On the surface: - Git is slow on large repos, even on an SSD. - Git has trouble ...

5e92cb50239222b · on July 5, 2022

> Git is slow on large repos, even on an SSD.

Maybe on Windows, but then everything is slow on Windows. On my 2015-era machine `git pull` on the Linux kernel source tree is nearly instantaneous after the remote objects are downloaded. Same with `git status`, `git diff`, etc. I mean, that's what it was developed for, because everything else was slow.

nine_k · on July 5, 2022

How about `git status`?

The first SSD I bought back in 2008 was to put a large git repo on it; it helped. With much larger repos, like those I had to work with at Facebook, even an NVMe drive becomes a bit uncomfortable, and one has to use something like Watchman [1] to track changes without a rather noticeable delay.

[1]: https://github.com/facebook/watchman

vlovich123 · on July 5, 2022

Facebook uses mercurial across the board, at least from what I saw a couple years back. A good chunk of the large file / large repo has been open sourced as EdenFS [1] which uses file notifications to update the status as you make changes to amortize the cost so that it’s already computed by the time you query (watchman is integrated). That being said, very few code bases grow to this size unless you are a major tech company and have a single mono repo (with a few major OSS projects as notable counter examples).

[1] https://github.com/facebookexperimental/eden

nine_k · on July 5, 2022

This is correct! Sorry. It's sometimes better to sleep in the middle of a night than to post. So embarrassing.

glandium · on July 5, 2022

FWIW, see https://news.ycombinator.com/item?id=31928844

Akronymus · on July 5, 2022

maybe this is of interest to you? https://github.blog/2022-06-29-improve-git-monorepo-performa...

mikewarot · on July 5, 2022

>Git is line-oriented and has no notion of semantic diffs and semantic merges. This makes it a raw tool when working with, ironically, source code.

Git is a content addressable snapshot system, with bolted on code to make it retrospectively appear to be a line-oriented system.

It's worse than you thought.

morelisp · on July 5, 2022

It's not worse. Snapshots are exactly what you want if you would like to have format-aware diff/merge or to experiment with alternate algorithms.

But it's easier to complain about git and throw out pie-in-the-sky ideas about "modernizing our tools" than to try the actually-existing AST-based diff/merge tools and realize it's 100x more complex for no workflow gain.

kardos · on July 5, 2022

As I understand it, you can configure git's difftool to be something more clever than line based

beermonster · on July 5, 2022

See https://tekin.co.uk/2020/10/better-git-diff-output-for-ruby-...

globular-toast · on July 5, 2022

> - Git is slow on large repos, even on an SSD.

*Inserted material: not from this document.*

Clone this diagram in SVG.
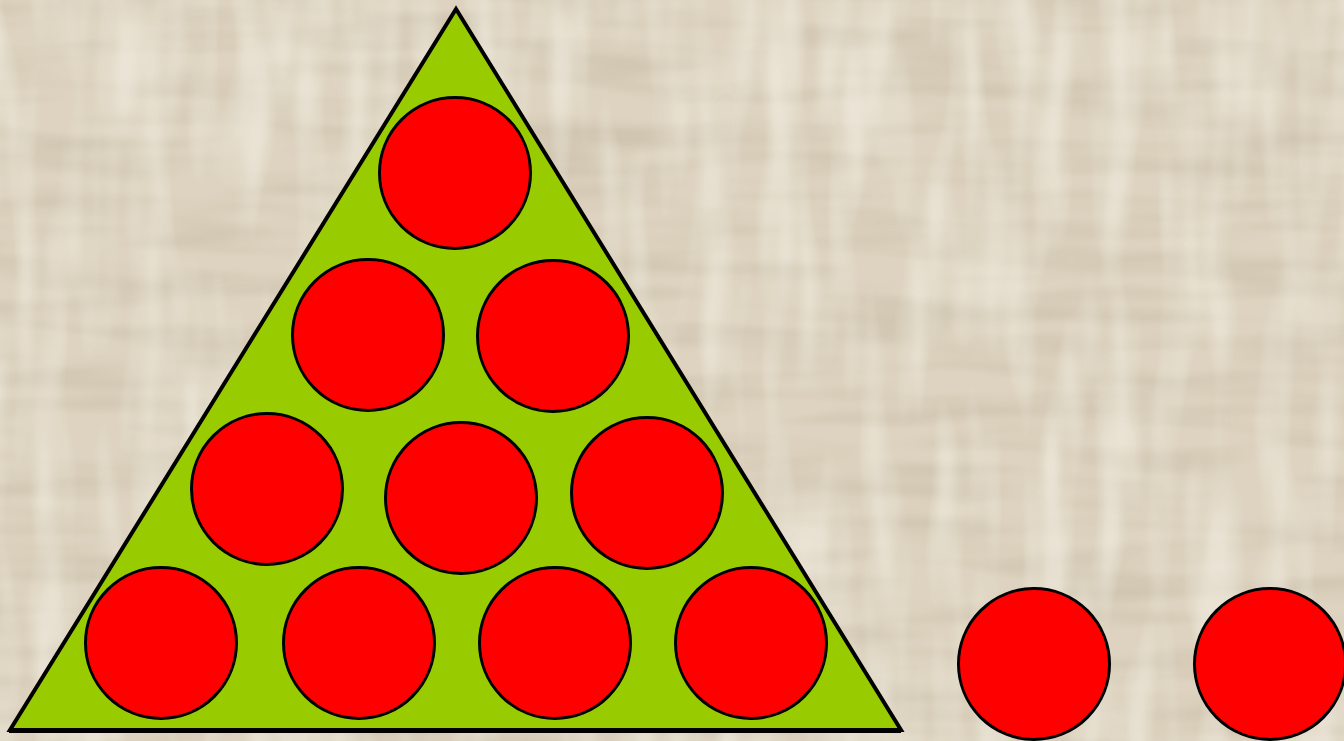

I think this is an example of induced demand[0]. One of git's main advantages compared to other options is its speed. Git was so fast it completely changed the way you could work. It went from reluctantly interacting with version control when you needed to check in work, to integrating it tightly into your workflow. But, like with many things, people always find a way to "use up" the resource and make it slow again.

[0] https://en.wikipedia.org/wiki/Induced_demand

pmeunier · on July 5, 2022

> - Git is line-oriented and has no notion of semantic diffs and semantic merges. This makes it a raw tool when working with, ironically, source code.

Compare this with Pijul as well!

I've been working on legit.pijul.com (you can try it, but nothing is ready!), which leverages byte-level storage to get higher-level diffs (I know this sounds counter-intuitive, but finare storage granularity gives you more flexibility to compute diffs).

That said, Git isn't actually line-oriented, 3-way merge is. But then even a byte-oriented 3-way merge would give the same shitty merges as Git.

formerly_proven · on July 5, 2022

Diffs aren't actually a first-class object either, they're made up on the spot. Git just stores a complete snapshot for each commit; delta compression in the repo is incidental and unrelated to the diffs you see.

hinkley · on July 5, 2022

Git doesn't understand move and copy operations very well, and has to be tricked into doing it.

With Java, checking in your dependencies was always complicated by the trouble handling binaries efficiently. With NodeJS that's not a problem, but conflict resolution often ends up with duplicate files, so checking them in is still challenging.